<<<<

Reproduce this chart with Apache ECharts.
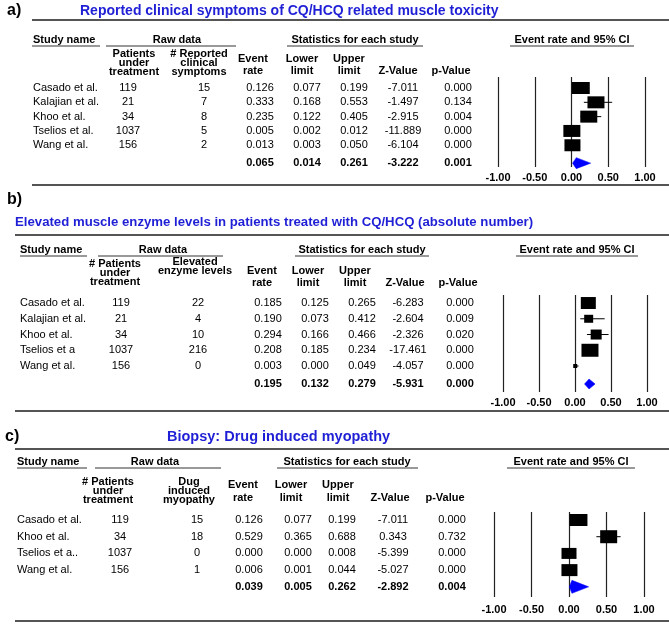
<!DOCTYPE html>
<html><head><meta charset="utf-8">
<script src="https://cdn.jsdelivr.net/npm/echarts@6/dist/echarts.min.js"></script>
<style>html,body{margin:0;padding:0;background:#fff}#c{width:669px;height:624px}</style>
</head><body><div id="c"></div><script>
// ---------- data ----------
const tickValues = [-1, -0.5, 0, 0.5, 1];

// a) Reported clinical symptoms
const aStudies  = ['Casado et al.', 'Kalajian et al.', 'Khoo et al.', 'Tselios et al.', 'Wang et al.'];
const aPatients = [119, 21, 34, 1037, 156];
const aEvents   = [15, 7, 8, 5, 2];
const aRate     = [0.126, 0.333, 0.235, 0.005, 0.013];
const aLower    = [0.077, 0.168, 0.122, 0.002, 0.003];
const aUpper    = [0.199, 0.553, 0.405, 0.012, 0.050];
const aZ        = [-7.011, -1.497, -2.915, -11.889, -6.104];
const aP        = [0.000, 0.134, 0.004, 0.000, 0.000];
const aSummary  = [0.065, 0.014, 0.261, -3.222, 0.001]; // rate, lower, upper, z, p

// b) Elevated muscle enzyme levels
const bStudies  = ['Casado et al.', 'Kalajian et al.', 'Khoo et al.', 'Tselios et a', 'Wang et al.'];
const bPatients = [119, 21, 34, 1037, 156];
const bEvents   = [22, 4, 10, 216, 0];
const bRate     = [0.185, 0.190, 0.294, 0.208, 0.003];
const bLower    = [0.125, 0.073, 0.166, 0.185, 0.000];
const bUpper    = [0.265, 0.412, 0.466, 0.234, 0.049];
const bZ        = [-6.283, -2.604, -2.326, -17.461, -4.057];
const bP        = [0.000, 0.009, 0.020, 0.000, 0.000];
const bSummary  = [0.195, 0.132, 0.279, -5.931, 0.000];

// c) Biopsy: drug induced myopathy
const cStudies  = ['Casado et al.', 'Khoo et al.', 'Tselios et a..', 'Wang et al.'];
const cPatients = [119, 34, 1037, 156];
const cEvents   = [15, 18, 0, 1];
const cRate     = [0.126, 0.529, 0.000, 0.006];
const cLower    = [0.077, 0.365, 0.000, 0.001];
const cUpper    = [0.199, 0.688, 0.008, 0.044];
const cZ        = [-7.011, 0.343, -5.399, -5.027];
const cP        = [0.000, 0.732, 0.000, 0.000];
const cSummary  = [0.039, 0.005, 0.262, -2.892, 0.004];

// ---------- layout / style ----------
const FONT = '"Liberation Sans", Arial, sans-serif';
const BLUE = '#1f1fd6';
const panels = [
  {
    label: 'a)', title: 'Reported clinical symptoms of CQ/HCQ related muscle toxicity',
    d: { studies: aStudies, patients: aPatients, events: aEvents, rate: aRate, lower: aLower, upper: aUpper, z: aZ, p: aP, sum: aSummary },
    head2: ['Patients', 'under', 'treatment'], head3: ['# Reported', 'clinical', 'symptoms'],
    L: { labelX: 7, labelY: 11, titleX: 80, titleY: 11, titleFont: 'bold 14px',
      rules: [[32, 20], [32, 185]],
      hdrY: 40, ulY: 46, studyUl: [32, 100], rawUl: [106, 236], statUl: [287, 423], ciUl: [510, 634],
      studyX: 33, rawCX: 177, statCX: 355, ciCX: 572,
      h2Y: [54, 63, 72], h3Y: [54, 63, 72], c2Hx: 134, c3Hx: 199, evHY: [59, 71], hx: [253, 302, 349, 398, 451],
      nameX: 33, colX: [128, 204, 260, 307, 354, 403, 458],
      grid: { left: 498, width: 147, top: 77, height: 90 }, ymin: -0.77, ymax: 5.52, sumIdx: 5.25, labelMargin: 5,
      boxes: [[18, 12], [17, 12], [17, 12], [17, 12], [16, 12]], diamondH: 11 }
  },
  {
    label: 'b)', title: 'Elevated muscle enzyme levels in patients treated with CQ/HCQ (absolute number)',
    d: { studies: bStudies, patients: bPatients, events: bEvents, rate: bRate, lower: bLower, upper: bUpper, z: bZ, p: bP, sum: bSummary },
    head2: ['# Patients', 'under', 'treatment'], head3: ['Elevated', 'enzyme levels'],
    L: { labelX: 7, labelY: 200, titleX: 15, titleY: 222, titleFont: 'bold 13.2px',
      rules: [[15, 235], [15, 411]],
      hdrY: 250, ulY: 256, studyUl: [20, 87], rawUl: [98, 223], statUl: [295, 429], ciUl: [516, 638],
      studyX: 20, rawCX: 163, statCX: 362, ciCX: 577,
      h2Y: [264, 273, 282], h3Y: [262, 271], c2Hx: 115, c3Hx: 195, evHY: [271, 283], hx: [262, 308, 355, 405, 458],
      nameX: 20, colX: [121, 198, 268, 315, 362, 408, 460],
      grid: { left: 503, width: 144, top: 295, height: 97 }, ymin: -0.51, ymax: 5.65, sumIdx: 5.14, labelMargin: 5,
      boxes: [[15, 12], [9, 8], [11, 10], [17, 13], [4, 4]], diamondH: 10 }
  },
  {
    label: 'c)', title: 'Biopsy: Drug induced myopathy',
    d: { studies: cStudies, patients: cPatients, events: cEvents, rate: cRate, lower: cLower, upper: cUpper, z: cZ, p: cP, sum: cSummary },
    head2: ['# Patients', 'under', 'treatment'], head3: ['Dug', 'induced', 'myopathy'],
    L: { labelX: 5, labelY: 437, titleX: 167, titleY: 437, titleFont: 'bold 14.5px',
      rules: [[15, 449], [15, 621]],
      hdrY: 462, ulY: 468, studyUl: [17, 87], rawUl: [95, 221], statUl: [277, 418], ciUl: [507, 635],
      studyX: 17, rawCX: 155, statCX: 347, ciCX: 571,
      h2Y: [482, 491, 500], h3Y: [482, 491, 500], c2Hx: 108, c3Hx: 189, evHY: [485, 498], hx: [243, 291, 338, 390, 445],
      nameX: 17, colX: [120, 197, 249, 298, 342, 393, 452],
      grid: { left: 494, width: 150, top: 512, height: 85 }, ymin: -0.48, ymax: 4.61, sumIdx: 4.0, labelMargin: 7,
      boxes: [[18, 12], [17, 13], [15, 11], [16, 12]], diamondH: 13 }
  }
];

// ---------- build ----------
const grids = [], xAxes = [], yAxes = [], series = [], graphics = [];
const txt = (x, y, s, o) => ({ type: 'text', x: x, y: y, silent: true,
  style: { text: s, font: (o && o.font) || ('11px ' + FONT), fill: (o && o.fill) || '#000',
    textAlign: (o && o.align) || 'center', textVerticalAlign: 'middle' } });
const bold = (px) => 'bold ' + px + 'px ' + FONT;
const line = (x1, y1, x2, y2, w, c) => ({ type: 'line', silent: true, shape: { x1, y1, x2, y2 }, style: { stroke: c, lineWidth: w } });

panels.forEach((P, k) => {
  const L = P.L, d = P.d;
  grids.push(Object.assign({}, L.grid));
  xAxes.push({
    type: 'value', gridIndex: k, min: tickValues[0], max: tickValues[tickValues.length - 1],
    interval: tickValues[1] - tickValues[0],
    axisLine: { show: false }, axisTick: { show: false },
    splitLine: { show: true, lineStyle: { color: '#222', width: 1.2 } },
    axisLabel: { margin: L.labelMargin, fontFamily: FONT, fontSize: 11, fontWeight: 'bold', color: '#000',
      formatter: v => v.toFixed(2) }
  });
  yAxes.push({ type: 'value', gridIndex: k, inverse: true, min: L.ymin, max: L.ymax, show: false, splitLine: { show: false } });

  // forest marks
  const fData = d.rate.map((r, i) => [r, i, d.lower[i], d.upper[i], 0]);
  fData.push([d.sum[0], L.sumIdx, d.sum[1], d.sum[2], 1]);
  series.push({
    type: 'custom', xAxisIndex: k, yAxisIndex: k, clip: false, silent: true, animation: false,
    data: fData,
    renderItem: (params, api) => {
      const i = params.dataIndex;
      const row = api.value(1);
      const c = api.coord([api.value(0), row]);
      const lo = api.coord([api.value(2), row]);
      const up = api.coord([api.value(3), row]);
      if (api.value(4) === 1) {
        const h = L.diamondH / 2;
        return { type: 'polygon', shape: { points: [[lo[0], c[1]], [c[0], c[1] - h], [up[0], c[1]], [c[0], c[1] + h]] },
          style: { fill: '#0000ff', stroke: '#0000ff', lineWidth: 0.5 } };
      }
      const b = L.boxes[i];
      return { type: 'group', children: [
        { type: 'line', shape: { x1: lo[0], y1: c[1], x2: up[0], y2: c[1] }, style: { stroke: '#000', lineWidth: 1 } },
        { type: 'rect', shape: { x: c[0] - b[0] / 2, y: c[1] - b[1] / 2, width: b[0], height: b[1] }, style: { fill: '#000' } }
      ] };
    }
  });

  // table text rows
  const tData = d.studies.map((s, i) => [0, i, 0]);
  tData.push([0, L.sumIdx, 1]);
  series.push({
    type: 'custom', xAxisIndex: k, yAxisIndex: k, clip: false, silent: true, animation: false,
    data: tData,
    renderItem: (params, api) => {
      const i = params.dataIndex;
      const y = api.coord([0, api.value(1)])[1];
      const X = L.colX;
      const mk = (x, s, f, al) => ({ type: 'text', x: x, y: y,
        style: { text: s, font: f, fill: '#000', textAlign: al || 'center', textVerticalAlign: 'middle' } });
      if (api.value(2) === 1) {
        const f = bold(11);
        return { type: 'group', children: [
          mk(X[2], d.sum[0].toFixed(3), f), mk(X[3], d.sum[1].toFixed(3), f), mk(X[4], d.sum[2].toFixed(3), f),
          mk(X[5], d.sum[3].toFixed(3), f), mk(X[6], d.sum[4].toFixed(3), f)
        ] };
      }
      const f = '11px ' + FONT;
      return { type: 'group', children: [
        mk(L.nameX, d.studies[i], f, 'left'),
        mk(X[0], String(d.patients[i]), f), mk(X[1], String(d.events[i]), f),
        mk(X[2], d.rate[i].toFixed(3), f), mk(X[3], d.lower[i].toFixed(3), f), mk(X[4], d.upper[i].toFixed(3), f),
        mk(X[5], d.z[i].toFixed(3), f), mk(X[6], d.p[i].toFixed(3), f)
      ] };
    }
  });

  // static decorations: labels, titles, headers, rules
  graphics.push(txt(L.labelX, L.labelY, P.label, { font: bold(16), align: 'left' }));
  graphics.push(txt(L.titleX, L.titleY, P.title, { font: L.titleFont + ' ' + FONT, fill: BLUE, align: 'left' }));
  L.rules.forEach(r => graphics.push(line(r[0], r[1], 669, r[1], 2, '#555')));
  [L.studyUl, L.rawUl, L.statUl, L.ciUl].forEach(u => graphics.push(line(u[0], L.ulY, u[1], L.ulY, 1.5, '#777')));
  graphics.push(txt(L.studyX, L.hdrY, 'Study name', { font: bold(11), align: 'left' }));
  graphics.push(txt(L.rawCX, L.hdrY, 'Raw data', { font: bold(11) }));
  graphics.push(txt(L.statCX, L.hdrY, 'Statistics for each study', { font: bold(11) }));
  graphics.push(txt(L.ciCX, L.hdrY, 'Event rate and 95% CI', { font: bold(11) }));
  P.head2.forEach((s, j) => graphics.push(txt(L.c2Hx, L.h2Y[j], s, { font: bold(11) })));
  P.head3.forEach((s, j) => graphics.push(txt(L.c3Hx, L.h3Y[j], s, { font: bold(11) })));
  [['Event', 'rate'], ['Lower', 'limit'], ['Upper', 'limit']].forEach((h, j) => {
    graphics.push(txt(L.hx[j], L.evHY[0], h[0], { font: bold(11) }));
    graphics.push(txt(L.hx[j], L.evHY[1], h[1], { font: bold(11) }));
  });
  graphics.push(txt(L.hx[3], L.evHY[1], 'Z-Value', { font: bold(11) }));
  graphics.push(txt(L.hx[4], L.evHY[1], 'p-Value', { font: bold(11) }));
});

const chart = echarts.init(document.getElementById('c'), null, { renderer: 'canvas' });
chart.setOption({
  animation: false,
  backgroundColor: '#fff',
  grid: grids, xAxis: xAxes, yAxis: yAxes, series: series,
  graphic: { elements: graphics }
});
</script></body></html>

>>>>

- **Direction**: Everything from the first line to the line with "const tickValues = [-1, -0.5, 0, 0.5, 1];" must be repeated exactly, and nothing else. Leave the pictures out.

- **Problem solution**:
Reproduce this chart with Apache ECharts.
<!DOCTYPE html>
<html><head><meta charset="utf-8">
<script src="https://cdn.jsdelivr.net/npm/echarts@6/dist/echarts.min.js"></script>
<style>html,body{margin:0;padding:0;background:#fff}#c{width:669px;height:624px}</style>
</head><body><div id="c"></div><script>
// ---------- data ----------
const tickValues = [-1, -0.5, 0, 0.5, 1];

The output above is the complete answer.